**WHAT IS EXPECTED:**
Leave out the pictures and retype only the lines from the opening line to the line that holds "24, 25, 26];", both ends included.

┄┄┄┄┄┄┄┄┄┄┄┄┄┄┄┄┄┄┄┄

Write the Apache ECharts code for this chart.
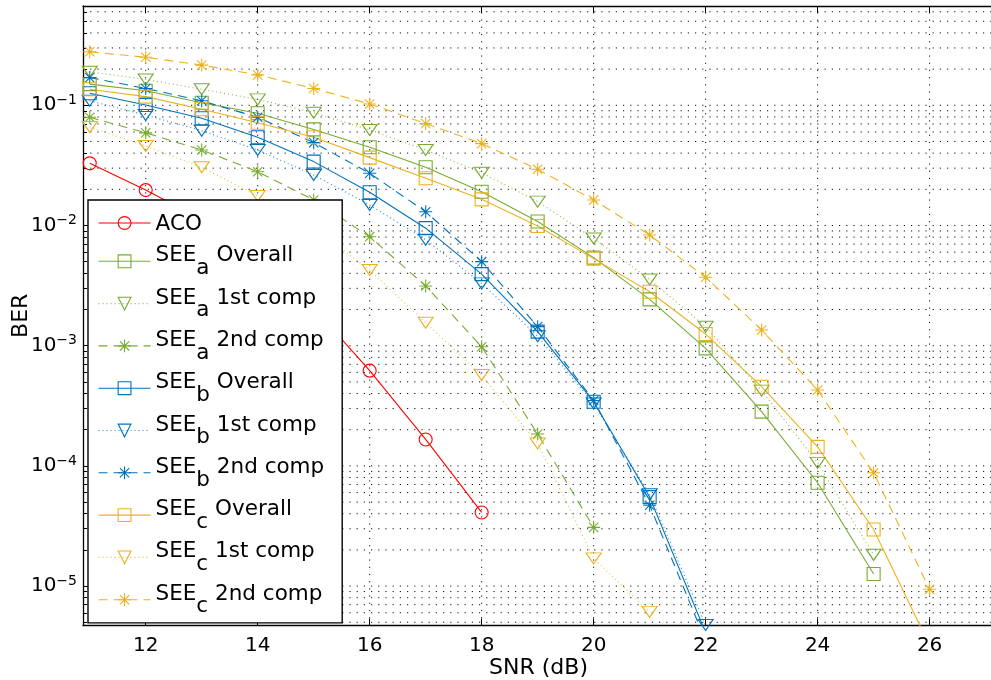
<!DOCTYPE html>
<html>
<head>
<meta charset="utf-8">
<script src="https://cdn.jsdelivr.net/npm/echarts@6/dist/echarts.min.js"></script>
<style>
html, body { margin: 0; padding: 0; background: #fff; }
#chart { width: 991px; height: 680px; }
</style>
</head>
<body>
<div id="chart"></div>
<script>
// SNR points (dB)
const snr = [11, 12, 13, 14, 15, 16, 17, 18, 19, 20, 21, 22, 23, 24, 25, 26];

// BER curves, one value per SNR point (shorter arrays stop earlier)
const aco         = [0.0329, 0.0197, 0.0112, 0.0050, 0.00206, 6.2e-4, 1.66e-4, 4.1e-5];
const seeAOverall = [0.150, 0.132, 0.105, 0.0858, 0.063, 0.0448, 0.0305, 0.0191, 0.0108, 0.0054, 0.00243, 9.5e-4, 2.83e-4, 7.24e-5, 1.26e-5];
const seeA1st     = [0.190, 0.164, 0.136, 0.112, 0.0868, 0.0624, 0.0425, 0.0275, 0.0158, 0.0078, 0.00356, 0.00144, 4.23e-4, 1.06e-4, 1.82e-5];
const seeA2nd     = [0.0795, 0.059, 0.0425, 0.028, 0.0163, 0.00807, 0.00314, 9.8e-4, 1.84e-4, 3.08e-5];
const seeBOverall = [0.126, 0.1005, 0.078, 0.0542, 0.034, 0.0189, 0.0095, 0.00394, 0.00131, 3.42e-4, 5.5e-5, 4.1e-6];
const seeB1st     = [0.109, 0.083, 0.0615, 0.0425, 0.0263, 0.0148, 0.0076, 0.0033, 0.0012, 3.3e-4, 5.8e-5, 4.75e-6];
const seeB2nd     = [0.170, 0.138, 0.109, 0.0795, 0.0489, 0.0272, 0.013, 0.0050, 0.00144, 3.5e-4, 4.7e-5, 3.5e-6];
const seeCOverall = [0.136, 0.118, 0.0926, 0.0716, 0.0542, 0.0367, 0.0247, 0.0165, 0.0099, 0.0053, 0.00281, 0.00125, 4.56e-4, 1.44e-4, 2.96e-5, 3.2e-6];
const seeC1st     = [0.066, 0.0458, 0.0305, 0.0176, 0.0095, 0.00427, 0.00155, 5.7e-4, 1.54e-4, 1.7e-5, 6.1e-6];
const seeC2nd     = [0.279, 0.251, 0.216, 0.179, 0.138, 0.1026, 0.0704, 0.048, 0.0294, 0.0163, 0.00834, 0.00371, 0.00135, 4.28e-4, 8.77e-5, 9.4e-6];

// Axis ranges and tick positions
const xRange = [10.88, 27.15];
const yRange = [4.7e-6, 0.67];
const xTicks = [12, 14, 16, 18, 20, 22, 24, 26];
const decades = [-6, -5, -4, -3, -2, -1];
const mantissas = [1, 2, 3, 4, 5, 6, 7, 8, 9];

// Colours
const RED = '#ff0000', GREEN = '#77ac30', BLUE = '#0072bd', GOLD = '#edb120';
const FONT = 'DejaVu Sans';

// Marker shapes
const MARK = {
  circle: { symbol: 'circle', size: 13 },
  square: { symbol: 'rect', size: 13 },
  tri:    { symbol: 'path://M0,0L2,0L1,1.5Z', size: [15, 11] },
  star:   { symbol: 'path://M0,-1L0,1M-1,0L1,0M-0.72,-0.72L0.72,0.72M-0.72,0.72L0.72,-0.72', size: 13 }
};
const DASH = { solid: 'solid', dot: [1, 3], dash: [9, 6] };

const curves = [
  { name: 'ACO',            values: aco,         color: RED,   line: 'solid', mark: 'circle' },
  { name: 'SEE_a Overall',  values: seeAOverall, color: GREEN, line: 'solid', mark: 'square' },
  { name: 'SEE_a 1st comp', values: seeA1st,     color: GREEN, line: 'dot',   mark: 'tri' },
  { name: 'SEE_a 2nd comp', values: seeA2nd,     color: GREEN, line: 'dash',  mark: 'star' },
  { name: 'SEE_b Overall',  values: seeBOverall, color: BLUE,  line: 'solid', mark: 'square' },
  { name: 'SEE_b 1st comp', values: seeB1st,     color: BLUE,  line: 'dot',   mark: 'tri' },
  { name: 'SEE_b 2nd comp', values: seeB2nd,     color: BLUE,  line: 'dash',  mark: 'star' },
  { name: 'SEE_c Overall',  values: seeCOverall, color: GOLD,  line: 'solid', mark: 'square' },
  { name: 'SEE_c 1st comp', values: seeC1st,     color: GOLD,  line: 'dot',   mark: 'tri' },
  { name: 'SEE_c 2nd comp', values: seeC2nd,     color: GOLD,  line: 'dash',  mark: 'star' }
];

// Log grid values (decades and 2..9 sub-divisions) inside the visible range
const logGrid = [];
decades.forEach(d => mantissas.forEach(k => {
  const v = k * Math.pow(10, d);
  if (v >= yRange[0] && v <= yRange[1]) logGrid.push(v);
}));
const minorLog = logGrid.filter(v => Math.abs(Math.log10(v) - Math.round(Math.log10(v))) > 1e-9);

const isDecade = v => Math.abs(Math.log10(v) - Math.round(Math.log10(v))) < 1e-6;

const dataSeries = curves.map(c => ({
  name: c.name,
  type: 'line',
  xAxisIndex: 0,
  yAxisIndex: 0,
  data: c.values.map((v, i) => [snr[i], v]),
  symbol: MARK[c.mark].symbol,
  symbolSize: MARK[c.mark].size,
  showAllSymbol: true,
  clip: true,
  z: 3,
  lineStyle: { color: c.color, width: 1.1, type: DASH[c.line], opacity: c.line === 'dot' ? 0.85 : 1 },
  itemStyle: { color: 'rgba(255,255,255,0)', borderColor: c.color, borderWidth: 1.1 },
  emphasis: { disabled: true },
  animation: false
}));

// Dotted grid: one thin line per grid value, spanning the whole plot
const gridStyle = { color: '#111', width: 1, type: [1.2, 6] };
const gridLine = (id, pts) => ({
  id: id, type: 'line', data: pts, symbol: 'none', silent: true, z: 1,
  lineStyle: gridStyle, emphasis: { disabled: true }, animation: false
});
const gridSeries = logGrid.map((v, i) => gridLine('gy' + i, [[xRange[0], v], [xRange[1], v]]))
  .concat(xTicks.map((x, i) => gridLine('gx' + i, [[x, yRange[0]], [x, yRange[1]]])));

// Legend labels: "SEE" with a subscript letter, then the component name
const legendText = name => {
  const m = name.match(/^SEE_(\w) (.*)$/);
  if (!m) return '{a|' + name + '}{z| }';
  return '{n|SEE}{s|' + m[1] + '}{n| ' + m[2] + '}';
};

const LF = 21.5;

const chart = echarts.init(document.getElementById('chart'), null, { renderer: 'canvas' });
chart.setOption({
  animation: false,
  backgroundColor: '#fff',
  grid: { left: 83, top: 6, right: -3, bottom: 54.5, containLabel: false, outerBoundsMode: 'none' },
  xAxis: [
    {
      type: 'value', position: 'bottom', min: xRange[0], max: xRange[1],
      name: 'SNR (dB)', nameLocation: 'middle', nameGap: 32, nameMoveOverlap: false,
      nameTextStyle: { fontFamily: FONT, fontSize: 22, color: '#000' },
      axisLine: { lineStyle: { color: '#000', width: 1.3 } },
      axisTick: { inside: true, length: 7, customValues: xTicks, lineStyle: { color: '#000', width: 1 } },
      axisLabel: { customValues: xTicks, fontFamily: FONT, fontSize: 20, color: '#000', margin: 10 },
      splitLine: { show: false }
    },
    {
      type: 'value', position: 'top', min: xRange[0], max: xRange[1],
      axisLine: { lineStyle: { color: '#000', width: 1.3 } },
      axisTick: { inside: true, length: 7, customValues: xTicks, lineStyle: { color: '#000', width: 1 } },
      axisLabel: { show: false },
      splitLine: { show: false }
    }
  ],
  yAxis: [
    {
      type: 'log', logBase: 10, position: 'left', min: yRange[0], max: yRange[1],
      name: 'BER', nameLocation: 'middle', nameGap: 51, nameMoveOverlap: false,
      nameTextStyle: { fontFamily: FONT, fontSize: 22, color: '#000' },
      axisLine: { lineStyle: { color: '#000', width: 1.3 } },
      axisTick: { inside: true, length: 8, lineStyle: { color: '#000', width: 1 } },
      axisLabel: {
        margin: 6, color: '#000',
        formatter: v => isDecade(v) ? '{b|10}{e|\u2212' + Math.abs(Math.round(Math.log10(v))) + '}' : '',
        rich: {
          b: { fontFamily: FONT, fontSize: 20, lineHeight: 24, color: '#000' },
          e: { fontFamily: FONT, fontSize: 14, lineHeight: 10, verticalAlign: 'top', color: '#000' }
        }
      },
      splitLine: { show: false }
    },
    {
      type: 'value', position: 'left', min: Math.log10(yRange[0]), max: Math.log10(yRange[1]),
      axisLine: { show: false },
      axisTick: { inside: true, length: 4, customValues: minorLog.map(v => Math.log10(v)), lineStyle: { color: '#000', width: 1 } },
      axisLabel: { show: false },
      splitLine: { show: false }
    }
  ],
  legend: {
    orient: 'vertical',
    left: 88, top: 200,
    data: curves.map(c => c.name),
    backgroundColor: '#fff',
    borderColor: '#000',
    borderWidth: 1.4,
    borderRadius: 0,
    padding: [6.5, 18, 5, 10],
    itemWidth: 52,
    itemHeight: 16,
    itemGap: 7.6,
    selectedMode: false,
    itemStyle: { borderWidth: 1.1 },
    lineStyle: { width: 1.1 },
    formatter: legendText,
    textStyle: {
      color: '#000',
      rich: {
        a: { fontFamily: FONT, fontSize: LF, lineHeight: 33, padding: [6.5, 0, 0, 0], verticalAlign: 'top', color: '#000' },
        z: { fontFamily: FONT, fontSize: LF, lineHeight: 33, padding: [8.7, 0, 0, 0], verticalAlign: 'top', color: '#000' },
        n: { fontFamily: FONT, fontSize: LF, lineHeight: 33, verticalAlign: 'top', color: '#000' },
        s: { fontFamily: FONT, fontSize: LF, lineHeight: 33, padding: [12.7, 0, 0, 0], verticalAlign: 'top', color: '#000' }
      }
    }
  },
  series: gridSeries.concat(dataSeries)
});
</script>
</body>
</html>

┄┄┄┄┄┄┄┄┄┄┄┄┄┄┄┄┄┄┄┄

**PROBLEM SOLUTION:**
Write the Apache ECharts code for this chart.
<!DOCTYPE html>
<html>
<head>
<meta charset="utf-8">
<script src="https://cdn.jsdelivr.net/npm/echarts@6/dist/echarts.min.js"></script>
<style>
html, body { margin: 0; padding: 0; background: #fff; }
#chart { width: 991px; height: 680px; }
</style>
</head>
<body>
<div id="chart"></div>
<script>
// SNR points (dB)
const snr = [11, 12, 13, 14, 15, 16, 17, 18, 19, 20, 21, 22, 23, 24, 25, 26];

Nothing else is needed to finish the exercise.